====== Data segment ======

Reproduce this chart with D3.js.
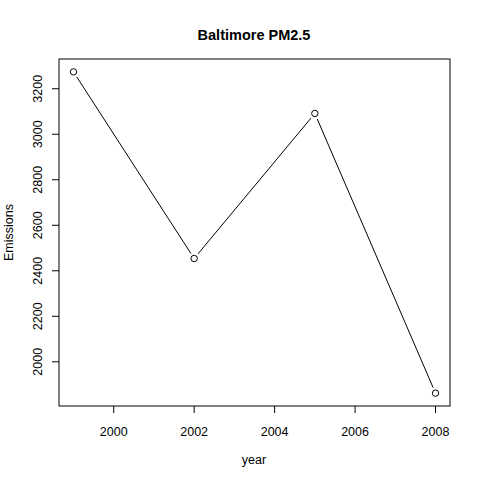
<!DOCTYPE html><html><head><script src="https://cdn.jsdelivr.net/npm/d3@7"></script>
<style>body{margin:0;background:#fff}text{font-family:"Liberation Sans",Arial,sans-serif;fill:#000}</style></head><body>
<svg id="c" width="480" height="480"></svg>
<script>
const years=[1999,2002,2005,2008];
const emissions=[3274.18,2453.92,3091.35,1862.28];
const xTicks=[2000,2002,2004,2006,2008];
const yTicks=[2000,2200,2400,2600,2800,3000,3200];
const svg=d3.select("#c");
const L=59,R=450,T=59,B=406;
const x=d3.scaleLinear().domain([1998.64,2008.36]).range([L,R]);
const y=d3.scaleLinear().domain([1805.8,3330.7]).range([B,T]);
svg.append("rect").attr("x",L).attr("y",T).attr("width",R-L).attr("height",B-T).attr("fill","none").attr("stroke","#000");
const gx=svg.append("g");
xTicks.forEach(t=>{gx.append("line").attr("x1",x(t)).attr("x2",x(t)).attr("y1",B).attr("y2",B+7).attr("stroke","#000");
gx.append("text").attr("x",x(t)).attr("y",B+30).attr("text-anchor","middle").attr("font-size",12.5).text(t);});
const gy=svg.append("g");
yTicks.forEach(t=>{gy.append("line").attr("x1",L-7).attr("x2",L).attr("y1",y(t)).attr("y2",y(t)).attr("stroke","#000");
gy.append("text").attr("transform",`translate(${L-17},${y(t)}) rotate(-90)`).attr("text-anchor","middle").attr("font-size",12.5).text(t);});
const pts=years.map((d,i)=>[x(d),y(emissions[i])]);
for(let i=0;i<pts.length-1;i++){const [a,b]=[pts[i],pts[i+1]];const dx=b[0]-a[0],dy=b[1]-a[1],len=Math.hypot(dx,dy),g=6;
svg.append("line").attr("x1",a[0]+dx/len*g).attr("y1",a[1]+dy/len*g).attr("x2",b[0]-dx/len*g).attr("y2",b[1]-dy/len*g).attr("stroke","#000");}
svg.selectAll("circle").data(pts).join("circle").attr("cx",d=>d[0]).attr("cy",d=>d[1]).attr("r",3.2).attr("fill","none").attr("stroke","#000");
svg.append("text").attr("x",254).attr("y",40).attr("text-anchor","middle").attr("font-size",14.5).attr("font-weight","bold").text("Baltimore PM2.5");
svg.append("text").attr("x",254).attr("y",464).attr("text-anchor","middle").attr("font-size",12.5).text("year");
svg.append("text").attr("transform",`translate(13,${(T+B)/2}) rotate(-90)`).attr("text-anchor","middle").attr("font-size",12.5).text("Emissions");
</script></body></html>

======

» Exercise details
Restate the entire listing word for word, excluding pictures.

» Final answer
Reproduce this chart with D3.js.
<!DOCTYPE html><html><head><script src="https://cdn.jsdelivr.net/npm/d3@7"></script>
<style>body{margin:0;background:#fff}text{font-family:"Liberation Sans",Arial,sans-serif;fill:#000}</style></head><body>
<svg id="c" width="480" height="480"></svg>
<script>
const years=[1999,2002,2005,2008];
const emissions=[3274.18,2453.92,3091.35,1862.28];
const xTicks=[2000,2002,2004,2006,2008];
const yTicks=[2000,2200,2400,2600,2800,3000,3200];
const svg=d3.select("#c");
const L=59,R=450,T=59,B=406;
const x=d3.scaleLinear().domain([1998.64,2008.36]).range([L,R]);
const y=d3.scaleLinear().domain([1805.8,3330.7]).range([B,T]);
svg.append("rect").attr("x",L).attr("y",T).attr("width",R-L).attr("height",B-T).attr("fill","none").attr("stroke","#000");
const gx=svg.append("g");
xTicks.forEach(t=>{gx.append("line").attr("x1",x(t)).attr("x2",x(t)).attr("y1",B).attr("y2",B+7).attr("stroke","#000");
gx.append("text").attr("x",x(t)).attr("y",B+30).attr("text-anchor","middle").attr("font-size",12.5).text(t);});
const gy=svg.append("g");
yTicks.forEach(t=>{gy.append("line").attr("x1",L-7).attr("x2",L).attr("y1",y(t)).attr("y2",y(t)).attr("stroke","#000");
gy.append("text").attr("transform",`translate(${L-17},${y(t)}) rotate(-90)`).attr("text-anchor","middle").attr("font-size",12.5).text(t);});
const pts=years.map((d,i)=>[x(d),y(emissions[i])]);
for(let i=0;i<pts.length-1;i++){const [a,b]=[pts[i],pts[i+1]];const dx=b[0]-a[0],dy=b[1]-a[1],len=Math.hypot(dx,dy),g=6;
svg.append("line").attr("x1",a[0]+dx/len*g).attr("y1",a[1]+dy/len*g).attr("x2",b[0]-dx/len*g).attr("y2",b[1]-dy/len*g).attr("stroke","#000");}
svg.selectAll("circle").data(pts).join("circle").attr("cx",d=>d[0]).attr("cy",d=>d[1]).attr("r",3.2).attr("fill","none").attr("stroke","#000");
svg.append("text").attr("x",254).attr("y",40).attr("text-anchor","middle").attr("font-size",14.5).attr("font-weight","bold").text("Baltimore PM2.5");
svg.append("text").attr("x",254).attr("y",464).attr("text-anchor","middle").attr("font-size",12.5).text("year");
svg.append("text").attr("transform",`translate(13,${(T+B)/2}) rotate(-90)`).attr("text-anchor","middle").attr("font-size",12.5).text("Emissions");
</script></body></html>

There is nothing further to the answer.